At least my muscles had had a chance to warm up, before being put to the test by some unrelentingly steep parts of the trail.  I was grateful that the beauty of the woods and the curvaceous landscape offered compensation for my efforts.  Except for the sound of my labored breathing, the forest was amazingly quiet, no chirps or flutters or rustles, not even a chickadee in all those hemlocks.  I did see one chipmunk, however, and was quite surprised to see one so early.  Maybe he came up from his den to see what had happened to winter.

Up and up I went, to where the bedrock emerged dramatically, like bones protruding through the earth's thin skin.

Some of the hemlocks up here are huge, and as tall and straight as pines.  I doubt very much, though,  that they could be old growth, since the presence of stumps everywhere attests to the area having been lumbered over.   This stump must have been a very big tree.  It now provides a nursery for that little baby hemlock at its center.

I was fascinated by the complex burls the bark of this stump had made, even after the tree had been felled.

When I entered an area populated by Big-tooth Aspens, the forest floor became quite colorful.  It's amazing how these leaves hang on to their autumn ruddiness throughout the winter.

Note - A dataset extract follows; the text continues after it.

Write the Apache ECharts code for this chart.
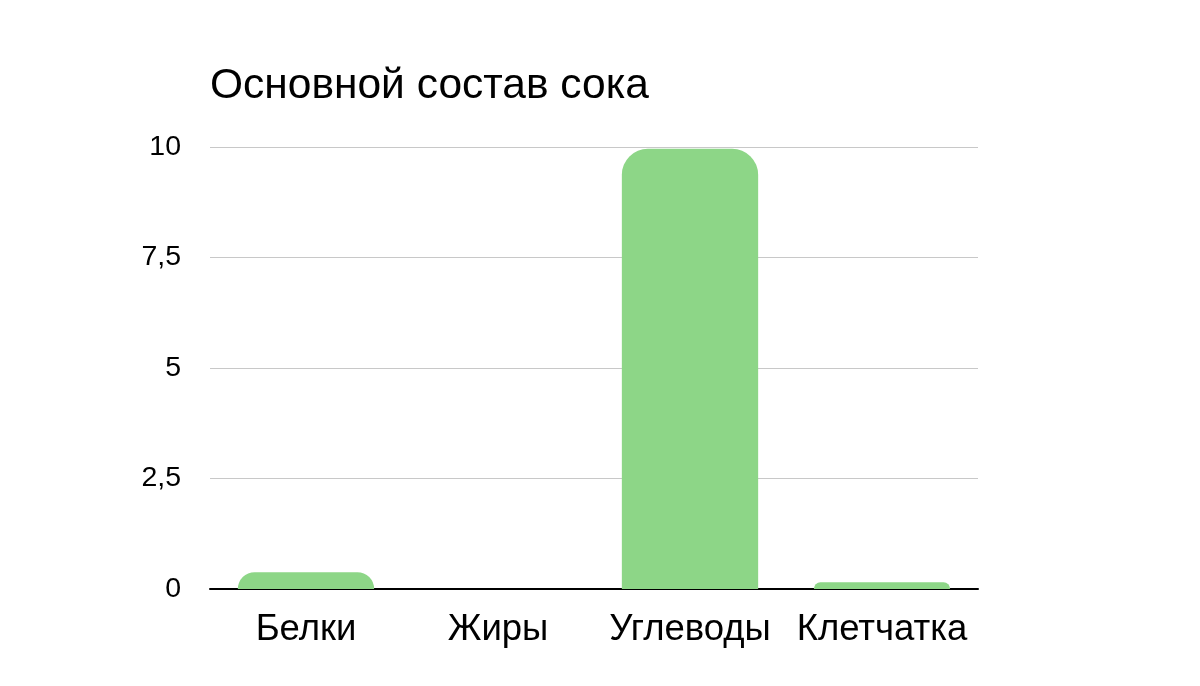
<!DOCTYPE html>
<html><head><meta charset="utf-8">
<script src="https://cdn.jsdelivr.net/npm/echarts@6/dist/echarts.min.js"></script>
<style>html,body{margin:0;padding:0;background:#fff}#c{width:1200px;height:686px}</style>
</head><body><div id="c"></div>
<script>
var categories = ['Белки', 'Жиры', 'Углеводы', 'Клетчатка'];
var values = [0.38, 0, 9.96, 0.15];
var yTicks = [0, 2.5, 5, 7.5, 10];
var chart = echarts.init(document.getElementById('c'));
chart.setOption({
  animation: false,
  title: {text: 'Основной состав сока', left: 205, top: 60,
    textStyle: {fontFamily: 'Liberation Sans, Arial', fontSize: 42.5, fontWeight: 'normal', color: '#000'}},
  grid: {left: 210, right: 222, top: 147, bottom: 97},
  xAxis: {type: 'category', data: categories,
    axisLine: {lineStyle: {color: '#000', width: 2}}, axisTick: {show: false},
    axisLabel: {interval: 0, hideOverlap: false, fontFamily: 'Liberation Sans, Arial', fontSize: 36.5, color: '#000', margin: 22}},
  yAxis: {type: 'value', min: 0, max: 10, interval: 2.5,
    axisLine: {show: false}, axisTick: {show: false},
    splitLine: {lineStyle: {color: '#c8c8c8', width: 1}},
    axisLabel: {fontFamily: 'Liberation Sans, Arial', fontSize: 28.5, color: '#000', margin: 29,
      formatter: function (v) { return yTicks.indexOf(v) >= 0 ? String(v).replace('.', ',') : ''; }}},
  series: [{type: 'bar', data: values, barWidth: '71%',
    itemStyle: {color: '#8dd687', borderRadius: [26, 26, 0, 0]}}]
});
</script></body></html>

Well, I didn't make it all the way up to the trail intersection, since when I was about two-thirds of the distance, it started to rain a little.  I had my raincoat, so I wasn't worried about getting wet, but I did think that those icy trails might become even slipperier when wet with rain.  Also, I was bushed.  Going down steep icy trails is even harder then going up, so my legs were pretty shaky when I reached my car.   But I didn't hurry home just yet.  The rain had stopped and the river was running calm and serene and just begging me to sit for a while and enjoy its beauty.  Which I did.